## START
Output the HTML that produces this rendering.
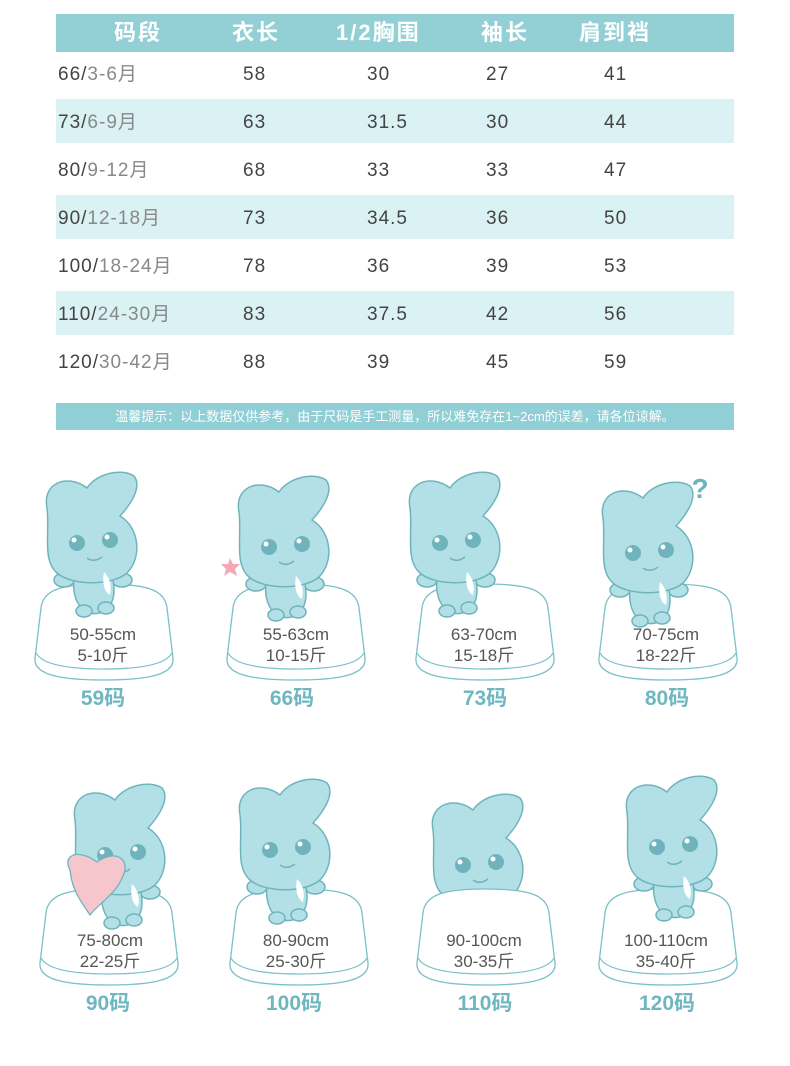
<!DOCTYPE html>
<html><head><meta charset="utf-8"><style>
body{margin:0;width:790px;height:1066px;background:#fff;position:relative;font-family:"Liberation Sans","Noto Sans CJK SC",sans-serif;overflow:hidden}
.hd{position:absolute;left:56px;top:14px;width:678px;height:38px;background:#93d0d6}
.hd span{position:absolute;top:0;line-height:38px;color:#fff;font-size:22px;font-weight:bold;letter-spacing:2px}
.row{position:absolute;left:56px;width:678px;height:44px}
.row.s{background:#daf2f4}
.row span{position:absolute;top:2px;line-height:44px;font-size:19px;color:#444;letter-spacing:1px;font-family:"Liberation Sans",sans-serif}
.row span:first-child{top:0}
.row span i{font-style:normal;color:#888}
.row span b{font-weight:normal;font-family:"Noto Sans CJK SC",sans-serif;color:#888}
.note{position:absolute;left:56px;top:403px;width:678px;height:27px;background:#8fcfd5;color:#fff;font-size:13px;line-height:27px;text-align:center}
</style></head><body>
<div class="hd"><span style="left:58px">码段</span><span style="left:176px">衣长</span><span style="left:280px">1/2胸围</span><span style="left:425px">袖长</span><span style="left:523px">肩到裆</span></div>

<div class="row" style="top:51px"><span style="left:2px">66/<i>3-6</i><b>月</b></span><span style="left:187px">58</span><span style="left:311px">30</span><span style="left:430px">27</span><span style="left:548px">41</span></div>
<div class="row s" style="top:99px"><span style="left:2px">73/<i>6-9</i><b>月</b></span><span style="left:187px">63</span><span style="left:311px">31.5</span><span style="left:430px">30</span><span style="left:548px">44</span></div>
<div class="row" style="top:147px"><span style="left:2px">80/<i>9-12</i><b>月</b></span><span style="left:187px">68</span><span style="left:311px">33</span><span style="left:430px">33</span><span style="left:548px">47</span></div>
<div class="row s" style="top:195px"><span style="left:2px">90/<i>12-18</i><b>月</b></span><span style="left:187px">73</span><span style="left:311px">34.5</span><span style="left:430px">36</span><span style="left:548px">50</span></div>
<div class="row" style="top:243px"><span style="left:2px">100/<i>18-24</i><b>月</b></span><span style="left:187px">78</span><span style="left:311px">36</span><span style="left:430px">39</span><span style="left:548px">53</span></div>
<div class="row s" style="top:291px"><span style="left:2px">110/<i>24-30</i><b>月</b></span><span style="left:187px">83</span><span style="left:311px">37.5</span><span style="left:430px">42</span><span style="left:548px">56</span></div>
<div class="row" style="top:339px"><span style="left:2px">120/<i>30-42</i><b>月</b></span><span style="left:187px">88</span><span style="left:311px">39</span><span style="left:430px">45</span><span style="left:548px">59</span></div>

<div class="note">温馨提示：以上数据仅供参考，由于尺码是手工测量，所以难免存在1~2cm的误差，请各位谅解。</div>

<svg width="790" height="1066" style="position:absolute;left:0;top:0" xmlns="http://www.w3.org/2000/svg">
<defs>
<g id="cush" fill="#fff" stroke="#7cc0c8" stroke-width="1.3">
<path d="M8,25 C10,6 30,1 71,1 C112,1 132,6 134,25 L140,75 C142,93 110,97 71,97 C32,97 0,93 2,75 Z"/>
<path d="M3,70 C10,83 40,86 71,86 C102,86 132,83 139,70" fill="none"/>
</g>
<g id="bun" fill="#b3e0e6" stroke="#6fb4bd" stroke-width="1.5">
<ellipse cx="22" cy="112" rx="10" ry="7"/>
<ellipse cx="80" cy="112" rx="10" ry="7"/>
<path d="M35,100 C28,118 32,140 48,145 C62,148 72,138 72,122 C72,110 68,102 62,98 Z"/>
<ellipse cx="42" cy="143" rx="8" ry="6"/>
<ellipse cx="64" cy="140" rx="8" ry="6"/>
<path d="M5,40 C0,15 25,5 45,20 C55,5 80,0 92,8 C100,18 90,35 78,48 C98,60 100,90 85,105 C70,118 30,118 15,105 C0,92 8,65 5,40Z"/>
<path d="M62,104 C60,114 62,124 68,127 C70,118 68,110 62,104Z" fill="#fff" stroke="none"/>
<circle cx="35" cy="75" r="8" fill="#6fb4bd" stroke="none"/><circle cx="68" cy="72" r="8" fill="#6fb4bd" stroke="none"/>
<circle cx="32" cy="72" r="2.5" fill="#fff" stroke="none"/><circle cx="65" cy="69" r="2.5" fill="#fff" stroke="none"/>
<path d="M45,90 Q52,95 60,89" fill="none"/>
</g>
</defs>
<g font-family="Liberation Sans, Noto Sans CJK SC, sans-serif" font-size="17" fill="#555" text-anchor="middle">
<use href="#cush" x="33" y="583"/><use href="#bun" x="42" y="468"/>
<use href="#cush" x="225" y="583"/><use href="#bun" x="234" y="472"/>
<use href="#cush" x="414" y="583"/><use href="#bun" x="405" y="468"/>
<use href="#cush" x="597" y="583"/><use href="#bun" x="598" y="478"/>
<use href="#cush" x="38" y="888"/><use href="#bun" x="70" y="780"/>
<use href="#cush" x="228" y="888"/><use href="#bun" x="235" y="775"/>
<use href="#bun" x="428" y="790"/><use href="#cush" x="415" y="888"/>
<use href="#cush" x="597" y="888"/><use href="#bun" x="622" y="772"/>
<path d="M70,870 C62,855 78,848 97,862 C116,848 132,860 122,878 C115,895 97,905 90,915 C80,900 72,890 70,870Z" fill="#f6c6cd" stroke="#6fb4bd" stroke-width="1.3"/>
<path d="M230,558 l3,6 l7,0 l-5,5 l2,7 l-7,-4 l-6,4 l2,-7 l-5,-5 l7,0z" fill="#f4a9b6"/>
<text x="700" y="498" font-size="28" font-weight="bold" fill="#6fb4bd">?</text>
<text x="103" y="640">50-55cm</text><text x="103" y="661">5-10斤</text>
<text x="296" y="640">55-63cm</text><text x="296" y="661">10-15斤</text>
<text x="484" y="640">63-70cm</text><text x="484" y="661">15-18斤</text>
<text x="666" y="640">70-75cm</text><text x="666" y="661">18-22斤</text>
<text x="110" y="946">75-80cm</text><text x="110" y="967">22-25斤</text>
<text x="296" y="946">80-90cm</text><text x="296" y="967">25-30斤</text>
<text x="484" y="946">90-100cm</text><text x="484" y="967">30-35斤</text>
<text x="666" y="946">100-110cm</text><text x="666" y="967">35-40斤</text>
<g font-size="21" font-weight="bold" fill="#6fb7c0">
<text x="103" y="705">59码</text><text x="292" y="705">66码</text><text x="485" y="705">73码</text><text x="667" y="705">80码</text>
<text x="108" y="1010">90码</text><text x="294" y="1010">100码</text><text x="485" y="1010">110码</text><text x="667" y="1010">120码</text>
</g>
</g>
</svg>
</body></html>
## END
**TASK DETAILS**: Leaving the pictures aside, transcribe the entire listing exactly.

**SOLUTION TO THIS TASK**:
Output the HTML that produces this rendering.
<!DOCTYPE html>
<html><head><meta charset="utf-8"><style>
body{margin:0;width:790px;height:1066px;background:#fff;position:relative;font-family:"Liberation Sans","Noto Sans CJK SC",sans-serif;overflow:hidden}
.hd{position:absolute;left:56px;top:14px;width:678px;height:38px;background:#93d0d6}
.hd span{position:absolute;top:0;line-height:38px;color:#fff;font-size:22px;font-weight:bold;letter-spacing:2px}
.row{position:absolute;left:56px;width:678px;height:44px}
.row.s{background:#daf2f4}
.row span{position:absolute;top:2px;line-height:44px;font-size:19px;color:#444;letter-spacing:1px;font-family:"Liberation Sans",sans-serif}
.row span:first-child{top:0}
.row span i{font-style:normal;color:#888}
.row span b{font-weight:normal;font-family:"Noto Sans CJK SC",sans-serif;color:#888}
.note{position:absolute;left:56px;top:403px;width:678px;height:27px;background:#8fcfd5;color:#fff;font-size:13px;line-height:27px;text-align:center}
</style></head><body>
<div class="hd"><span style="left:58px">码段</span><span style="left:176px">衣长</span><span style="left:280px">1/2胸围</span><span style="left:425px">袖长</span><span style="left:523px">肩到裆</span></div>

<div class="row" style="top:51px"><span style="left:2px">66/<i>3-6</i><b>月</b></span><span style="left:187px">58</span><span style="left:311px">30</span><span style="left:430px">27</span><span style="left:548px">41</span></div>
<div class="row s" style="top:99px"><span style="left:2px">73/<i>6-9</i><b>月</b></span><span style="left:187px">63</span><span style="left:311px">31.5</span><span style="left:430px">30</span><span style="left:548px">44</span></div>
<div class="row" style="top:147px"><span style="left:2px">80/<i>9-12</i><b>月</b></span><span style="left:187px">68</span><span style="left:311px">33</span><span style="left:430px">33</span><span style="left:548px">47</span></div>
<div class="row s" style="top:195px"><span style="left:2px">90/<i>12-18</i><b>月</b></span><span style="left:187px">73</span><span style="left:311px">34.5</span><span style="left:430px">36</span><span style="left:548px">50</span></div>
<div class="row" style="top:243px"><span style="left:2px">100/<i>18-24</i><b>月</b></span><span style="left:187px">78</span><span style="left:311px">36</span><span style="left:430px">39</span><span style="left:548px">53</span></div>
<div class="row s" style="top:291px"><span style="left:2px">110/<i>24-30</i><b>月</b></span><span style="left:187px">83</span><span style="left:311px">37.5</span><span style="left:430px">42</span><span style="left:548px">56</span></div>
<div class="row" style="top:339px"><span style="left:2px">120/<i>30-42</i><b>月</b></span><span style="left:187px">88</span><span style="left:311px">39</span><span style="left:430px">45</span><span style="left:548px">59</span></div>

<div class="note">温馨提示：以上数据仅供参考，由于尺码是手工测量，所以难免存在1~2cm的误差，请各位谅解。</div>

<svg width="790" height="1066" style="position:absolute;left:0;top:0" xmlns="http://www.w3.org/2000/svg">
<defs>
<g id="cush" fill="#fff" stroke="#7cc0c8" stroke-width="1.3">
<path d="M8,25 C10,6 30,1 71,1 C112,1 132,6 134,25 L140,75 C142,93 110,97 71,97 C32,97 0,93 2,75 Z"/>
<path d="M3,70 C10,83 40,86 71,86 C102,86 132,83 139,70" fill="none"/>
</g>
<g id="bun" fill="#b3e0e6" stroke="#6fb4bd" stroke-width="1.5">
<ellipse cx="22" cy="112" rx="10" ry="7"/>
<ellipse cx="80" cy="112" rx="10" ry="7"/>
<path d="M35,100 C28,118 32,140 48,145 C62,148 72,138 72,122 C72,110 68,102 62,98 Z"/>
<ellipse cx="42" cy="143" rx="8" ry="6"/>
<ellipse cx="64" cy="140" rx="8" ry="6"/>
<path d="M5,40 C0,15 25,5 45,20 C55,5 80,0 92,8 C100,18 90,35 78,48 C98,60 100,90 85,105 C70,118 30,118 15,105 C0,92 8,65 5,40Z"/>
<path d="M62,104 C60,114 62,124 68,127 C70,118 68,110 62,104Z" fill="#fff" stroke="none"/>
<circle cx="35" cy="75" r="8" fill="#6fb4bd" stroke="none"/><circle cx="68" cy="72" r="8" fill="#6fb4bd" stroke="none"/>
<circle cx="32" cy="72" r="2.5" fill="#fff" stroke="none"/><circle cx="65" cy="69" r="2.5" fill="#fff" stroke="none"/>
<path d="M45,90 Q52,95 60,89" fill="none"/>
</g>
</defs>
<g font-family="Liberation Sans, Noto Sans CJK SC, sans-serif" font-size="17" fill="#555" text-anchor="middle">
<use href="#cush" x="33" y="583"/><use href="#bun" x="42" y="468"/>
<use href="#cush" x="225" y="583"/><use href="#bun" x="234" y="472"/>
<use href="#cush" x="414" y="583"/><use href="#bun" x="405" y="468"/>
<use href="#cush" x="597" y="583"/><use href="#bun" x="598" y="478"/>
<use href="#cush" x="38" y="888"/><use href="#bun" x="70" y="780"/>
<use href="#cush" x="228" y="888"/><use href="#bun" x="235" y="775"/>
<use href="#bun" x="428" y="790"/><use href="#cush" x="415" y="888"/>
<use href="#cush" x="597" y="888"/><use href="#bun" x="622" y="772"/>
<path d="M70,870 C62,855 78,848 97,862 C116,848 132,860 122,878 C115,895 97,905 90,915 C80,900 72,890 70,870Z" fill="#f6c6cd" stroke="#6fb4bd" stroke-width="1.3"/>
<path d="M230,558 l3,6 l7,0 l-5,5 l2,7 l-7,-4 l-6,4 l2,-7 l-5,-5 l7,0z" fill="#f4a9b6"/>
<text x="700" y="498" font-size="28" font-weight="bold" fill="#6fb4bd">?</text>
<text x="103" y="640">50-55cm</text><text x="103" y="661">5-10斤</text>
<text x="296" y="640">55-63cm</text><text x="296" y="661">10-15斤</text>
<text x="484" y="640">63-70cm</text><text x="484" y="661">15-18斤</text>
<text x="666" y="640">70-75cm</text><text x="666" y="661">18-22斤</text>
<text x="110" y="946">75-80cm</text><text x="110" y="967">22-25斤</text>
<text x="296" y="946">80-90cm</text><text x="296" y="967">25-30斤</text>
<text x="484" y="946">90-100cm</text><text x="484" y="967">30-35斤</text>
<text x="666" y="946">100-110cm</text><text x="666" y="967">35-40斤</text>
<g font-size="21" font-weight="bold" fill="#6fb7c0">
<text x="103" y="705">59码</text><text x="292" y="705">66码</text><text x="485" y="705">73码</text><text x="667" y="705">80码</text>
<text x="108" y="1010">90码</text><text x="294" y="1010">100码</text><text x="485" y="1010">110码</text><text x="667" y="1010">120码</text>
</g>
</g>
</svg>
</body></html>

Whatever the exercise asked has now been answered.